It was during one of those late-night manga hauls at Book-off that I came across a genre which I first thought was BL, but which turned out to be “yankee” (ヤンキー), or “bad boy” (不良/furyō) manga.
The series that caught my eyes was Akira No.2 (アキラNo.2) by Okujima Hiromasa (奥嶋ひろまさ) – and you’ll have to excuse me for thinking BL:
Yankee manga is about “delinquent boys”, or 不良行為少年/furyō kōi shōnen, which according to Wikipedia is the level below actual “juvenile criminals” (虞犯少年/guhan shōnen). Rather than criminals, delinquent boys are those who roam the streets at night, who drink and smoke, and who threaten the morality of society (and themselves) in general. And yes, there are furyōshōjo too (delinquent girls).

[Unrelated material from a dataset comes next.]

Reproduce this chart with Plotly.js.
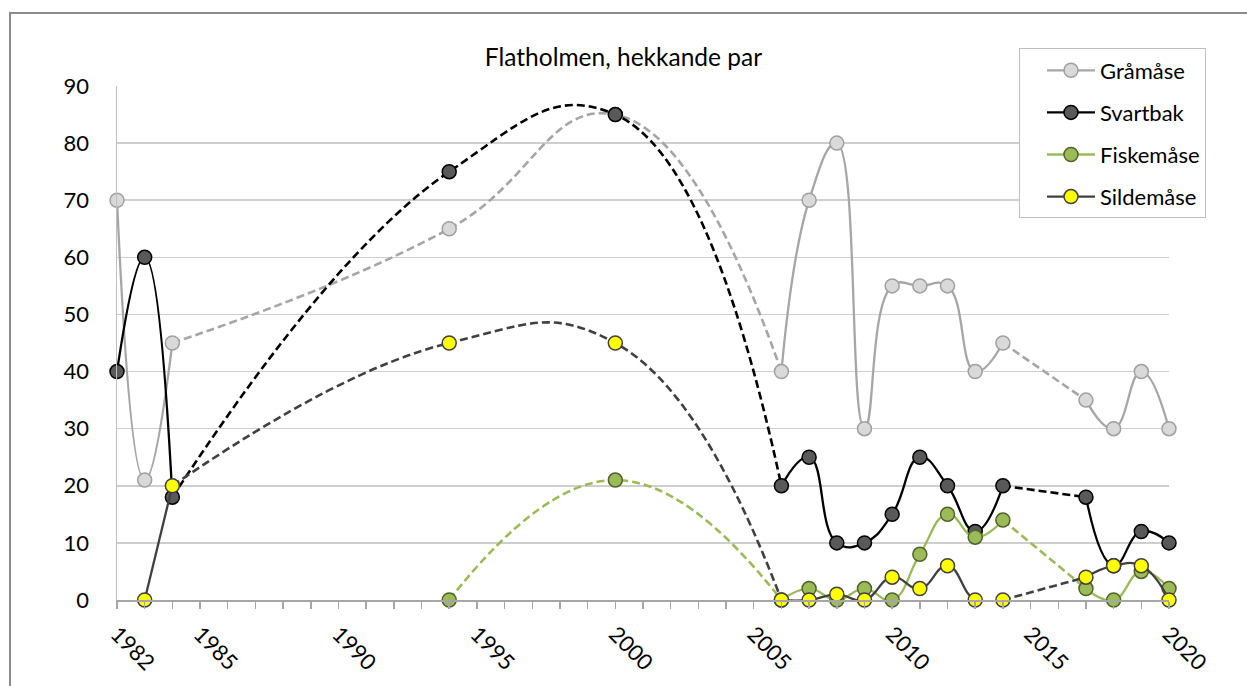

I can understand how this genre can be enticing in Japan, where that kind of personality is not very common, at least not compared to the West, where it is rather the norm for teenagers to be a bit delinquent. That’s why it’s called “yankee”, I was told, as in boys behaving in an “American” way. (I also thought that the magazine Young King, which publishes this kind of comics, had something to do with the term, but both “young” is a common word in magazine titles.)
I found this ranking of the 14 best yankee manga, and realised that I also bought two volumes of Nanba MG5 (ナンバMG5) by Ozawa Toshio (小沢としお) that night at Book-off:
I think this genre is not even boys’ manga, but rather seinen because of the violent content. But the blunt display of skin and muscles make it transcend into BL territory, and almost the shota variety called kinshota, or muscle shota. The hard masculinity of the characters also plays into a certain kind of shota taste, one distinct from the mainstream focus on cuteness. This is more Yabuki Joe than Ikusabe Wataru, if you know what I mean.
While browsing Amazon, I came across Dōsei yankī Akamatsu Sebun (同棲ヤンキー赤松セブン ≈ “cohabitation yankee Akamatsu seven”), which is written by SHOOWA and illustrated by Akira No.2 mangaka Okujima Hiromasa (奥嶋ひろまさ):
This seems like a yankee/BL cross-over, with the kanji reading for “co-habitation” (dōsei/どうせい = 同棲) being the same as that for “same sex” or “gay” (dōsei/どうせい = 同性). The fact that it is drawn by the Akira No.2 author sort of acknowledges the sexual aspect of yankee manga.
Then I came across a series called Yankī-shota to otaku-onēsan (ヤンキーショタとオタクおねえさん) by Hoshimi Yumi (星海ユミ), or “Yankee boy and otaku big sister”:
This boy is obviously younger, hence “shota”, but the manga doesn’t seem to be yankee per se, and not shota either for that matter, but rather trying to tap into the popularity of those genres, and of otaku culture in general, as a kind of smart and funny meta commentary. I just know that I love the cover!
I’ve also watched the first OVA of yankee anime Chameleon (カメレオン), which was quite fun.
What do you think about yankee manga?